Lift every line from the entries that includes the word "this".

Raw records:
________________________

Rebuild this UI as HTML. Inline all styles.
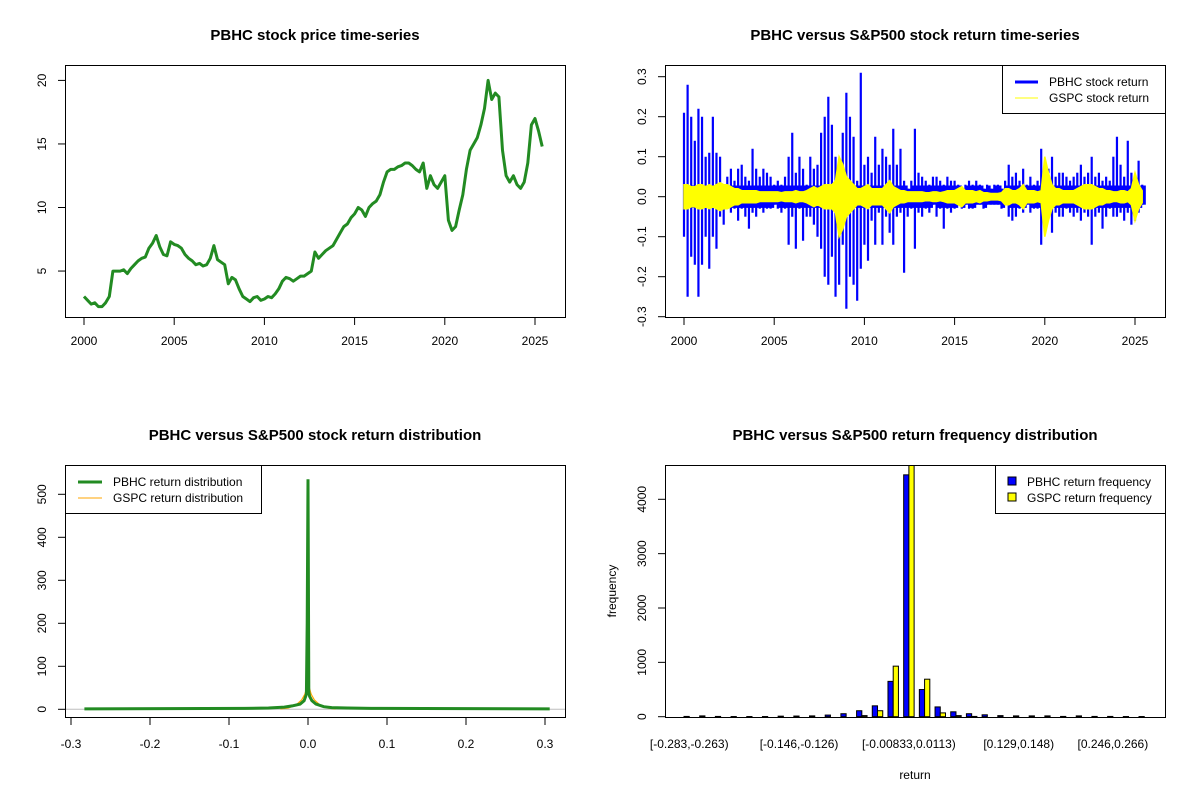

________________________

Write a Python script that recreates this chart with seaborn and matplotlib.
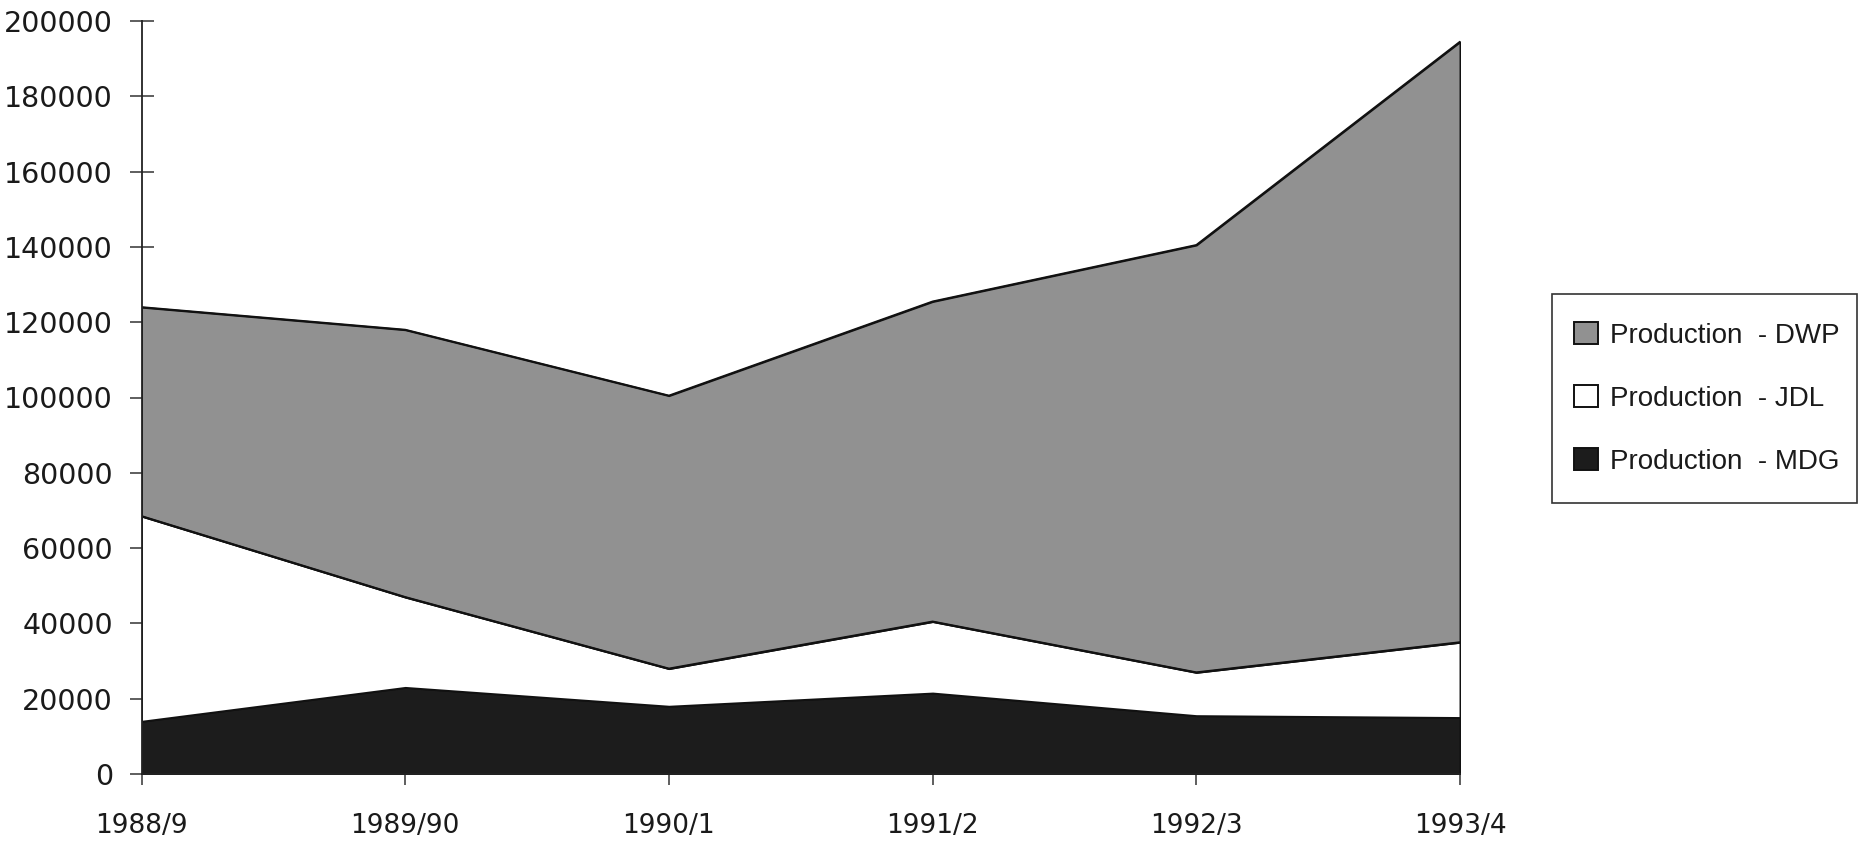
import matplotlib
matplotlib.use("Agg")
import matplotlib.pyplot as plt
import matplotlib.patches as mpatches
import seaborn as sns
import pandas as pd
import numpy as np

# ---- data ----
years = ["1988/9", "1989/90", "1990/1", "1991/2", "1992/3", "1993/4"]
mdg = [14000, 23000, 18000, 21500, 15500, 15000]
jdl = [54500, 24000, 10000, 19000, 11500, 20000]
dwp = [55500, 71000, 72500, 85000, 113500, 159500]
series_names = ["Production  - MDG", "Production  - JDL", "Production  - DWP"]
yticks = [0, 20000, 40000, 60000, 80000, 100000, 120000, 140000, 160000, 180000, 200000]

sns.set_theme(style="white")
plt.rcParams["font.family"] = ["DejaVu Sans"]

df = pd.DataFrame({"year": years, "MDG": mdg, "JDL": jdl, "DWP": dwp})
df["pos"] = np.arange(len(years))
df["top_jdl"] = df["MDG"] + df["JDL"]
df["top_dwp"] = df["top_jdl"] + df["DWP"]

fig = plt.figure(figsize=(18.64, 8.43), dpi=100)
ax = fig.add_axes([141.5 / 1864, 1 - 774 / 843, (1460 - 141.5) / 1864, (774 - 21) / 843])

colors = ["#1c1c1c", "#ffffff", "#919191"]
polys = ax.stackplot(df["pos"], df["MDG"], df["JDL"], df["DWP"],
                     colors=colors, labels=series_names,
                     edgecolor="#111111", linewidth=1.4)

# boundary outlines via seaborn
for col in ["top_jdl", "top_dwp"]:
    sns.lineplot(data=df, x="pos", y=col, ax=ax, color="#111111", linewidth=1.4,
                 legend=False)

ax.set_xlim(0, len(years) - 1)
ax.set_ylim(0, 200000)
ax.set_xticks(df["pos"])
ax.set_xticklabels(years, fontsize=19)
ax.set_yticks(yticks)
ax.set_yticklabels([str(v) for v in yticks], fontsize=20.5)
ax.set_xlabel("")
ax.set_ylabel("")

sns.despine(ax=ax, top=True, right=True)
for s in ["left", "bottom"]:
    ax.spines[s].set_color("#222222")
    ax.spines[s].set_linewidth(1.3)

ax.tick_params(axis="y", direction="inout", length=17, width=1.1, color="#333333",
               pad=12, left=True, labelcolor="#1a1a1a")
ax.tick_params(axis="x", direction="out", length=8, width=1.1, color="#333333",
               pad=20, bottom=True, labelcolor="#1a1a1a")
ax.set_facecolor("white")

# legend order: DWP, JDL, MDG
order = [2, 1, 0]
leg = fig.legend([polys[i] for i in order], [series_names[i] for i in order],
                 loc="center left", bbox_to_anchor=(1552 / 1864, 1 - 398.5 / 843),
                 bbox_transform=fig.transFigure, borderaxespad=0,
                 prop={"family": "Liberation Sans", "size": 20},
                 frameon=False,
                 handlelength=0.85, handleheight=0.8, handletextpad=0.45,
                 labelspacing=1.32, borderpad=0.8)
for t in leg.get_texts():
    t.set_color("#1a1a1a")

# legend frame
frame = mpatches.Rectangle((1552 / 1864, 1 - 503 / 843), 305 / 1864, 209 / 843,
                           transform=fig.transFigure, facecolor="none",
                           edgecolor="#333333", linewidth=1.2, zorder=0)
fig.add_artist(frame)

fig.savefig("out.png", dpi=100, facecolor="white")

________________________

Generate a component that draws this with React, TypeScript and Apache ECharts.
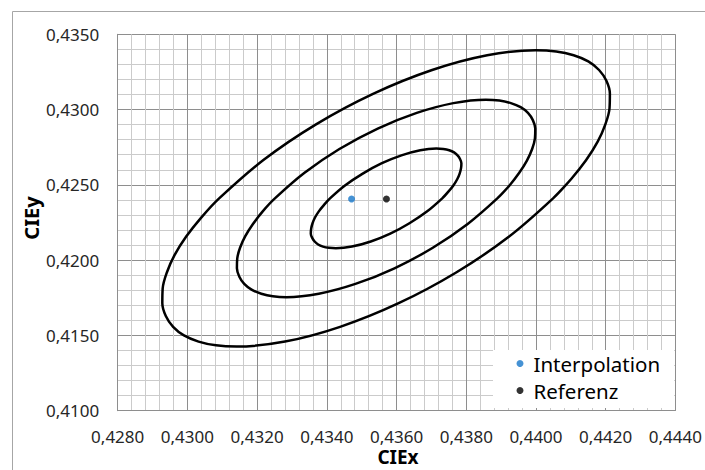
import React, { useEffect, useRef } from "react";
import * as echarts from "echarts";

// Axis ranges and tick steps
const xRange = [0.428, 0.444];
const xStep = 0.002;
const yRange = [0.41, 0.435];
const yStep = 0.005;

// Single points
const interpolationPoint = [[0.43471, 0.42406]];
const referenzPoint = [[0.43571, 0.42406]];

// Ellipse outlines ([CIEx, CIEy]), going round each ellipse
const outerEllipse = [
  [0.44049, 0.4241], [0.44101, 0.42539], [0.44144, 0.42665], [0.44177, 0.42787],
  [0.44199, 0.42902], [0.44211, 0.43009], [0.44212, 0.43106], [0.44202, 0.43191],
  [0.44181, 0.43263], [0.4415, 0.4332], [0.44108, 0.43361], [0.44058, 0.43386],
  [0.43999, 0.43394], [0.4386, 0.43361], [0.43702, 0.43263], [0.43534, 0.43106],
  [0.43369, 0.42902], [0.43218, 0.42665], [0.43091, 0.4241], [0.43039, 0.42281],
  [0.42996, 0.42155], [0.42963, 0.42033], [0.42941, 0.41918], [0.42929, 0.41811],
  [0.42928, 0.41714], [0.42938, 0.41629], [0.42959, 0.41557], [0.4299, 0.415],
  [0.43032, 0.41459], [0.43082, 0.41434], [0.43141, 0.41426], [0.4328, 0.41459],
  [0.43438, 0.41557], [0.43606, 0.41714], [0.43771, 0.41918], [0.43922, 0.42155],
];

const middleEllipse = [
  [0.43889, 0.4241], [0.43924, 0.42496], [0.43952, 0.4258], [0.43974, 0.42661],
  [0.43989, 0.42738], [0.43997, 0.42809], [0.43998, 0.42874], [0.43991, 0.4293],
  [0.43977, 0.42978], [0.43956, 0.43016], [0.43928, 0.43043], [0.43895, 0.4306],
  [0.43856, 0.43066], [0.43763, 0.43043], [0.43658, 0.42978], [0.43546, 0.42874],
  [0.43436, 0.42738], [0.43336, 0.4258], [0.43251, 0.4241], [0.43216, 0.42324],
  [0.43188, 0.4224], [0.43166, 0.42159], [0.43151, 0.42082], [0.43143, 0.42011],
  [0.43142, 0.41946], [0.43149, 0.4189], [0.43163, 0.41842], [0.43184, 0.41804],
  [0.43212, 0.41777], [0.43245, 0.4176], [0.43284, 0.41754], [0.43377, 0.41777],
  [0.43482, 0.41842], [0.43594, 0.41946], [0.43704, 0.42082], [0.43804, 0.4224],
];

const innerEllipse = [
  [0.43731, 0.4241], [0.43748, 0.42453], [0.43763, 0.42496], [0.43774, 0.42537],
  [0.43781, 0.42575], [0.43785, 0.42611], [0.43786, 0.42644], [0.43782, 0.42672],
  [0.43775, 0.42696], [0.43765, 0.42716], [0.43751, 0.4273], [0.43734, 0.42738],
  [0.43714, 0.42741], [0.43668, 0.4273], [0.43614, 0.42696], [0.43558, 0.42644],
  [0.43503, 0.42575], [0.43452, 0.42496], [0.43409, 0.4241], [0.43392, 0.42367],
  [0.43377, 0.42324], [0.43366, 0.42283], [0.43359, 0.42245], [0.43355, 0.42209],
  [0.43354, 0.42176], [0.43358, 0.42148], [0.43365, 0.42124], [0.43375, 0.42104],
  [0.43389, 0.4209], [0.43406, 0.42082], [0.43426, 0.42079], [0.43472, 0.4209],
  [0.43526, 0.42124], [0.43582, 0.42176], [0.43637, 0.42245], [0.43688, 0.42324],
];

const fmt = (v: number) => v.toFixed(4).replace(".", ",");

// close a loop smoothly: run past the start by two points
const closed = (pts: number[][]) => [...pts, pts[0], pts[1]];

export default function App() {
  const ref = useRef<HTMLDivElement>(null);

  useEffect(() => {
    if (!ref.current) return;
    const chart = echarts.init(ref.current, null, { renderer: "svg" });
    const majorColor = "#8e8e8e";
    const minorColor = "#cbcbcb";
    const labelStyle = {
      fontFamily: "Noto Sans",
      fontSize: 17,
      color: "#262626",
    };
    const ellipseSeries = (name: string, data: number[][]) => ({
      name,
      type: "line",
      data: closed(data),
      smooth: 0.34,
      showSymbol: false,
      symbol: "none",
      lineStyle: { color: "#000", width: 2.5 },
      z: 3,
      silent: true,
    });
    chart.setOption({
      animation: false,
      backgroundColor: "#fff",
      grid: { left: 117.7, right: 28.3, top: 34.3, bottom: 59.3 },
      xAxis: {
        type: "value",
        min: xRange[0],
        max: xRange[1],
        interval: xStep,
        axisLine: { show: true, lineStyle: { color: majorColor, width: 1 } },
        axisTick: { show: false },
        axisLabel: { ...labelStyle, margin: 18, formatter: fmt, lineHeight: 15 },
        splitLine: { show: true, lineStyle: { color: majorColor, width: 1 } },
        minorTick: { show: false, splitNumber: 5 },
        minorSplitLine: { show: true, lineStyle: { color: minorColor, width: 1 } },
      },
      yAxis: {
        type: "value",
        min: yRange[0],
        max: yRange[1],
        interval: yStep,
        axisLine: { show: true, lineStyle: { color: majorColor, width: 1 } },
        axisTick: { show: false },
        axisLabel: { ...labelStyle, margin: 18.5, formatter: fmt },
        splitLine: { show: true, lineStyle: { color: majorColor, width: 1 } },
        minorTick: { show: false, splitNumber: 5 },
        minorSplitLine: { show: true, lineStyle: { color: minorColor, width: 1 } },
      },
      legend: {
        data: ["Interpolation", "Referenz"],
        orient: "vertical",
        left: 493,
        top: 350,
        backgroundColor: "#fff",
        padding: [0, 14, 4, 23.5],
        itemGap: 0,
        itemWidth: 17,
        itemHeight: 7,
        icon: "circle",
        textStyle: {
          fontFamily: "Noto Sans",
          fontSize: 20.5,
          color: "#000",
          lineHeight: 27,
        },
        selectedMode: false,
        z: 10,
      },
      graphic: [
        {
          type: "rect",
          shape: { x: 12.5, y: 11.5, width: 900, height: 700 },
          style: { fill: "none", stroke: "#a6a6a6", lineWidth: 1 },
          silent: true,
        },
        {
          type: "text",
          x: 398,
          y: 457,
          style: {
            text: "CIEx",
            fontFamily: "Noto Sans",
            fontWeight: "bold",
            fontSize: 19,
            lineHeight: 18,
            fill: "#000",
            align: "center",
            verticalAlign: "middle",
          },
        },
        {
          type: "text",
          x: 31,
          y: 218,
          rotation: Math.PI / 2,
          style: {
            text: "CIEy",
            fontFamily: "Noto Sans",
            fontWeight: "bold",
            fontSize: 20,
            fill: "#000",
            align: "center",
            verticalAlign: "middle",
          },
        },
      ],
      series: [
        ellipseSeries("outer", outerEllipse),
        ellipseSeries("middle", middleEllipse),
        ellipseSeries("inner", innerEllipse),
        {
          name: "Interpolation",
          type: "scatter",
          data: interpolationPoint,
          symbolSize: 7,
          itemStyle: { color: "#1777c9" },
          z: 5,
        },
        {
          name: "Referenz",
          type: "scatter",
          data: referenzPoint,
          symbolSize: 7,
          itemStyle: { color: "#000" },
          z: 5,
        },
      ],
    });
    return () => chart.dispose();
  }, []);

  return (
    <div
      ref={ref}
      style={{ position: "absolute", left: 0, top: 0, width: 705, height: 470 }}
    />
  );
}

________________________

Correct output:
Rebuild this UI as HTML. Inline all styles.
Write a Python script that recreates this chart with seaborn and matplotlib.
Generate a component that draws this with React, TypeScript and Apache ECharts.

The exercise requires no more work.